The photos below show a brilliant design by a friend of ours. The homemade oven is placed on a heavy-duty cart to make re-positioning the heavy solar oven easy. It is stored tucked away on the porch in the backyard until needed. They can cook up to 6 full sized loaves of bread in this simple solar box oven.

There are many good designs for solar cookers online. Be careful that you do some good research to ensure that the design you choose will work well. You may want to explore solarcooking.org. 

Solar Funnel Cooker

This homemade solar funnel cooker is a creative design adapted from Dr. Steven Jones’ original idea. It utilizes a canning jar as a type of pressure vessel to speed the cooking process.
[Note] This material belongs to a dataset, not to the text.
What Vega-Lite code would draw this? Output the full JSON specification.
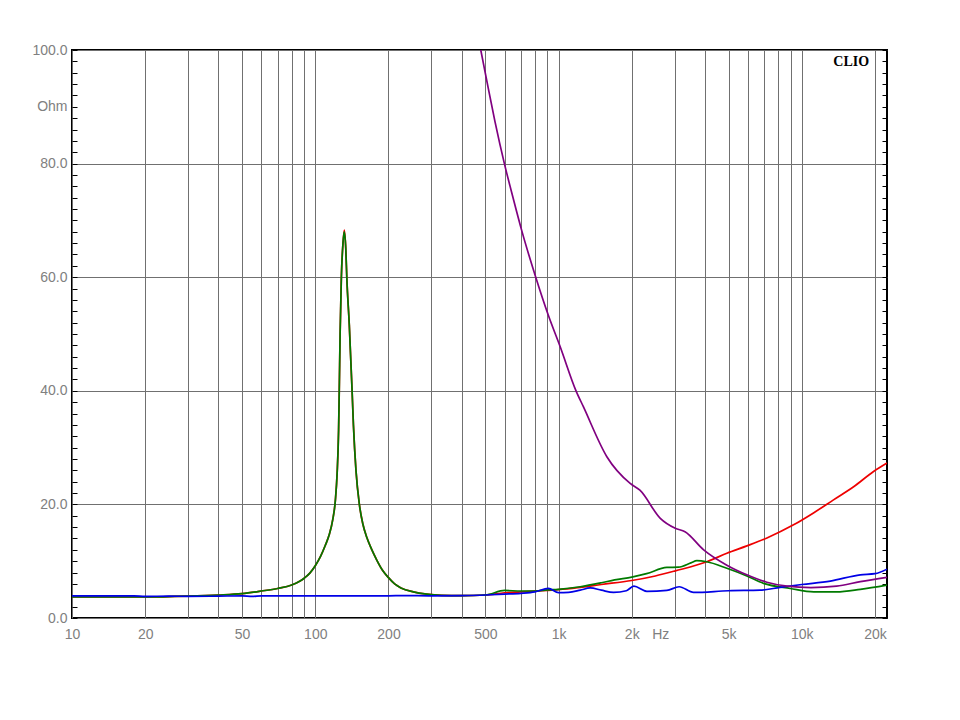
{
  "$schema": "https://vega.github.io/schema/vega-lite/v6.json",
  "width": 815,
  "height": 568,
  "autosize": "none",
  "padding": {"left": 72, "top": 50, "right": 73, "bottom": 102},
  "background": "white",
  "config": {"view": {"stroke": "#000", "strokeWidth": 2}},
  "datasets": {
    "curves": [
      {"s":"r","f":10,"z":3.7},{"s":"r","f":15,"z":3.7},{"s":"r","f":20,"z":3.7},{"s":"r","f":30,"z":3.85},{"s":"r","f":40,"z":4.05},{"s":"r","f":50,"z":4.3},{"s":"r","f":60,"z":4.75},{"s":"r","f":70,"z":5.2},{"s":"r","f":80,"z":5.8},{"s":"r","f":86.6,"z":6.5},{"s":"r","f":90,"z":7.0},{"s":"r","f":95,"z":7.9},{"s":"r","f":100,"z":9.2},{"s":"r","f":105,"z":10.8},{"s":"r","f":110,"z":12.8},{"s":"r","f":114,"z":14.6},{"s":"r","f":118,"z":17.3},{"s":"r","f":121,"z":20.8},{"s":"r","f":123,"z":25.5},{"s":"r","f":124.7,"z":33},{"s":"r","f":125.5,"z":40},{"s":"r","f":126.5,"z":50},{"s":"r","f":128,"z":59.9},{"s":"r","f":130,"z":66},{"s":"r","f":131.7,"z":68.3},{"s":"r","f":133.5,"z":65},{"s":"r","f":134.8,"z":59.9},{"s":"r","f":138,"z":51.6},{"s":"r","f":141.7,"z":40},{"s":"r","f":143.5,"z":34},{"s":"r","f":147,"z":26},{"s":"r","f":151.8,"z":20},{"s":"r","f":157,"z":16.5},{"s":"r","f":162.8,"z":14.2},{"s":"r","f":170,"z":12.2},{"s":"r","f":179,"z":10.2},{"s":"r","f":189,"z":8.4},{"s":"r","f":200,"z":7.1},{"s":"r","f":212,"z":6.0},{"s":"r","f":225,"z":5.3},{"s":"r","f":253,"z":4.6},{"s":"r","f":287,"z":4.2},{"s":"r","f":330,"z":4.0},{"s":"r","f":400,"z":3.95},{"s":"r","f":500,"z":4.05},{"s":"r","f":600,"z":4.45},{"s":"r","f":700,"z":4.6},{"s":"r","f":800,"z":4.75},{"s":"r","f":1000,"z":5.0},{"s":"r","f":1200,"z":5.35},{"s":"r","f":1500,"z":5.9},{"s":"r","f":2000,"z":6.6},{"s":"r","f":2500,"z":7.4},{"s":"r","f":3020,"z":8.3},{"s":"r","f":4070,"z":9.9},{"s":"r","f":4920,"z":11.4},{"s":"r","f":5946,"z":12.7},{"s":"r","f":7190,"z":14.1},{"s":"r","f":9250,"z":16.4},{"s":"r","f":11170,"z":18.5},{"s":"r","f":13500,"z":20.8},{"s":"r","f":16330,"z":23.1},{"s":"r","f":19720,"z":25.8},{"s":"r","f":22400,"z":27.3},
      {"s":"g","f":10,"z":3.7},{"s":"g","f":15,"z":3.7},{"s":"g","f":20,"z":3.7},{"s":"g","f":30,"z":3.85},{"s":"g","f":40,"z":4.05},{"s":"g","f":50,"z":4.3},{"s":"g","f":60,"z":4.75},{"s":"g","f":70,"z":5.2},{"s":"g","f":80,"z":5.8},{"s":"g","f":86.6,"z":6.5},{"s":"g","f":90,"z":7.0},{"s":"g","f":95,"z":7.9},{"s":"g","f":100,"z":9.2},{"s":"g","f":105,"z":10.8},{"s":"g","f":110,"z":12.8},{"s":"g","f":114,"z":14.6},{"s":"g","f":118,"z":17.3},{"s":"g","f":121,"z":20.8},{"s":"g","f":123,"z":25.5},{"s":"g","f":124.7,"z":33},{"s":"g","f":125.5,"z":40},{"s":"g","f":126.5,"z":50},{"s":"g","f":128,"z":59.9},{"s":"g","f":130,"z":66},{"s":"g","f":131.5,"z":68.0},{"s":"g","f":133.5,"z":65},{"s":"g","f":134.8,"z":59.9},{"s":"g","f":138,"z":51.6},{"s":"g","f":141.7,"z":40},{"s":"g","f":143.5,"z":34},{"s":"g","f":147,"z":26},{"s":"g","f":151.8,"z":20},{"s":"g","f":157,"z":16.5},{"s":"g","f":162.8,"z":14.2},{"s":"g","f":170,"z":12.2},{"s":"g","f":179,"z":10.2},{"s":"g","f":189,"z":8.4},{"s":"g","f":200,"z":7.1},{"s":"g","f":212,"z":6.0},{"s":"g","f":225,"z":5.3},{"s":"g","f":253,"z":4.6},{"s":"g","f":287,"z":4.2},{"s":"g","f":330,"z":4.0},{"s":"g","f":400,"z":3.95},{"s":"g","f":500,"z":4.05},{"s":"g","f":600,"z":4.85},{"s":"g","f":700,"z":4.75},{"s":"g","f":800,"z":4.75},{"s":"g","f":900,"z":4.95},{"s":"g","f":1000,"z":5.05},{"s":"g","f":1228,"z":5.5},{"s":"g","f":1500,"z":6.2},{"s":"g","f":1700,"z":6.7},{"s":"g","f":2000,"z":7.2},{"s":"g","f":2300,"z":7.8},{"s":"g","f":2788,"z":8.9},{"s":"g","f":3110,"z":8.95},{"s":"g","f":3500,"z":9.7},{"s":"g","f":3705,"z":10.1},{"s":"g","f":4070,"z":9.9},{"s":"g","f":4920,"z":8.75},{"s":"g","f":5946,"z":7.4},{"s":"g","f":6960,"z":6.1},{"s":"g","f":8960,"z":5.2},{"s":"g","f":11200,"z":4.6},{"s":"g","f":13900,"z":4.6},{"s":"g","f":17400,"z":5.05},{"s":"g","f":22400,"z":5.8},
      {"s":"b","f":10,"z":3.9},{"s":"b","f":18,"z":3.9},{"s":"b","f":20,"z":3.8},{"s":"b","f":25,"z":3.85},{"s":"b","f":30,"z":3.8},{"s":"b","f":40,"z":3.85},{"s":"b","f":50,"z":3.9},{"s":"b","f":55,"z":3.8},{"s":"b","f":60,"z":3.9},{"s":"b","f":100,"z":3.9},{"s":"b","f":200,"z":3.9},{"s":"b","f":230,"z":3.95},{"s":"b","f":300,"z":3.9},{"s":"b","f":400,"z":3.95},{"s":"b","f":500,"z":4.05},{"s":"b","f":600,"z":4.2},{"s":"b","f":700,"z":4.35},{"s":"b","f":800,"z":4.6},{"s":"b","f":908,"z":5.2},{"s":"b","f":1000,"z":4.45},{"s":"b","f":1100,"z":4.5},{"s":"b","f":1228,"z":4.9},{"s":"b","f":1350,"z":5.3},{"s":"b","f":1500,"z":4.9},{"s":"b","f":1683,"z":4.5},{"s":"b","f":1900,"z":4.8},{"s":"b","f":2040,"z":5.6},{"s":"b","f":2308,"z":4.7},{"s":"b","f":2788,"z":4.85},{"s":"b","f":3132,"z":5.5},{"s":"b","f":3590,"z":4.5},{"s":"b","f":5000,"z":4.8},{"s":"b","f":6745,"z":4.9},{"s":"b","f":8147,"z":5.4},{"s":"b","f":10000,"z":5.9},{"s":"b","f":13100,"z":6.5},{"s":"b","f":17400,"z":7.6},{"s":"b","f":20000,"z":7.8},{"s":"b","f":22400,"z":8.6},
      {"s":"p","f":479,"z":100},{"s":"p","f":507,"z":94.6},{"s":"p","f":548,"z":87.4},{"s":"p","f":599,"z":80},{"s":"p","f":651,"z":73.9},{"s":"p","f":706,"z":68.2},{"s":"p","f":806,"z":60},{"s":"p","f":908,"z":53.3},{"s":"p","f":1015,"z":47.8},{"s":"p","f":1180,"z":40},{"s":"p","f":1265,"z":37.2},{"s":"p","f":1580,"z":28.4},{"s":"p","f":1970,"z":23.7},{"s":"p","f":2160,"z":22.5},{"s":"p","f":2620,"z":17.55},{"s":"p","f":3020,"z":15.8},{"s":"p","f":3310,"z":15.2},{"s":"p","f":3950,"z":12.0},{"s":"p","f":4920,"z":9.3},{"s":"p","f":5946,"z":7.6},{"s":"p","f":7180,"z":6.3},{"s":"p","f":8700,"z":5.6},{"s":"p","f":10900,"z":5.35},{"s":"p","f":13900,"z":5.6},{"s":"p","f":17400,"z":6.4},{"s":"p","f":22400,"z":7.15}
    ],
    "brand": [{"f": 15960, "z": 97.9, "t": "CLIO"}]
  },
  "encoding": {
    "x": {
      "field": "f", "type": "quantitative",
      "scale": {"type": "log", "domain": [10, 22400], "nice": false},
      "axis": {
        "title": null,
        "values": [10,20,30,40,50,60,70,80,90,100,200,300,400,500,600,700,800,900,1000,2000,2620,3000,4000,5000,6000,7000,8000,9000,10000,20000],
        "labelExpr": "datum.value == 2620 ? 'Hz' : (indexof([10,20,50,100,200,500], datum.value) >= 0 ? '' + datum.value : (indexof([1000,2000,5000,10000,20000], datum.value) >= 0 ? (datum.value / 1000) + 'k' : ''))",
        "grid": true,
        "gridColor": "#707070",
        "gridWidth": 1,
        "gridOpacity": {"condition": {"test": "datum.value == 2620", "value": 0}, "value": 1},
        "ticks": false,
        "domain": false,
        "labelPadding": 9,
        "labelColor": "#808080",
        "labelFont": "Liberation Sans",
        "labelFontSize": 14,
        "labelOverlap": false,
        "labelBound": false,
        "labelFlush": false
      }
    }
  },
  "layer": [
    {
      "data": {"name": "curves"},
      "mark": {"type": "line", "strokeWidth": 1.7, "clip": true, "interpolate": "monotone"},
      "encoding": {
        "y": {
          "field": "z", "type": "quantitative",
          "scale": {"domain": [0, 100], "nice": false},
          "axis": {
            "title": null,
            "orient": "left",
            "values": [0,2,4,6,8,10,12,14,16,18,20,22,24,26,28,30,32,34,36,38,40,42,44,46,48,50,52,54,56,58,60,62,64,66,68,70,72,74,76,78,80,82,84,86,88,90,92,94,96,98,100],
            "labelExpr": "datum.value == 90 ? 'Ohm' : (datum.value % 20 == 0 ? format(datum.value, '.1f') : '')",
            "grid": true,
            "gridColor": "#707070",
            "gridWidth": 1,
            "gridOpacity": {"condition": {"test": "datum.value % 20 != 0", "value": 0}, "value": 1},
            "ticks": true,
            "tickSize": -5,
            "tickColor": "#000",
            "tickWidth": 1,
            "domain": false,
            "labelPadding": 10,
            "labelColor": "#808080",
            "labelFont": "Liberation Sans",
            "labelFontSize": 14,
            "labelOverlap": false,
            "labelBound": false,
            "labelFlush": false
          }
        },
        "color": {
          "field": "s", "type": "nominal",
          "scale": {"domain": ["r", "g", "b", "p"], "range": ["#ee0000", "#007a00", "#0000e6", "#800080"]},
          "legend": null
        }
      }
    },
    {
      "data": {"name": "brand"},
      "mark": {"type": "text", "font": "Liberation Serif", "fontWeight": "bold", "fontSize": 14, "align": "center", "baseline": "middle", "color": "#000"},
      "encoding": {
        "y": {
          "field": "z", "type": "quantitative",
          "axis": {
            "title": null,
            "orient": "right",
            "values": [0,2,4,6,8,10,12,14,16,18,20,22,24,26,28,30,32,34,36,38,40,42,44,46,48,50,52,54,56,58,60,62,64,66,68,70,72,74,76,78,80,82,84,86,88,90,92,94,96,98,100],
            "labels": false,
            "grid": false,
            "ticks": true,
            "tickSize": -5,
            "tickColor": "#000",
            "tickWidth": 1,
            "domain": false
          }
        },
        "text": {"field": "t"}
      }
    }
  ],
  "resolve": {"axis": {"y": "independent"}, "scale": {"y": "shared", "x": "shared"}}
}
It absolutely works, and this knowledge may enable you to construct something to cook your food (with minimal resources) in an emergency situation.

A reflector is created using a reflective material. We used a car windshield reflector from the dollar store. Air must be able to circulate under the jar so we took some old wire and created a basket for the bottle to sit in. A small piece of reflective material covers the base. The exterior of the canning jar should be sprayed with black barbecue high temperature spray paint. The jar is placed inside of an oven safe roasting bag and set inside the reflector.

The design works fine, but it is a bit of a pain to use. Don’t put the pressure vessel (canning jar) in the dishwasher as it will result in a dishwasher full of black speckled dishes. Don’t ask me how I know this!

I do not like using it for everyday cooking because it is inconvenient. I am a busy lady and have little patience. Jonathan loves the fact that it is dirt cheap and does a good job. The bread comes out of the bottle in chunks instead of my gorgeous sliced loaves. Great for emergencies, but not my choice for everyday cooking.

Solar Cookers Are a Must for Every Prepper

Whether you purchase a commercial solar oven like the All American Sun Oven or build your own, a quality solar cooker is a must for every prepper. We strongly encourage everyone to add a good solar oven to their emergency cooking options. A solar oven will significantly extend your emergency fuel stores. Best of all, the energy is FREE!

You can find plans on the internet or there are many commercial brands available. Research well before purchasing. We spent a couple of hundred dollars on one solar oven that is lousy and just poorly designed. It never gets used. Don’t make that mistake. A good solar oven can help you stretch your fuel storage to outlast the crisis. Quite frankly, I’m always amazed at the miracle of solar cooking.

Thanks for being part of the solution!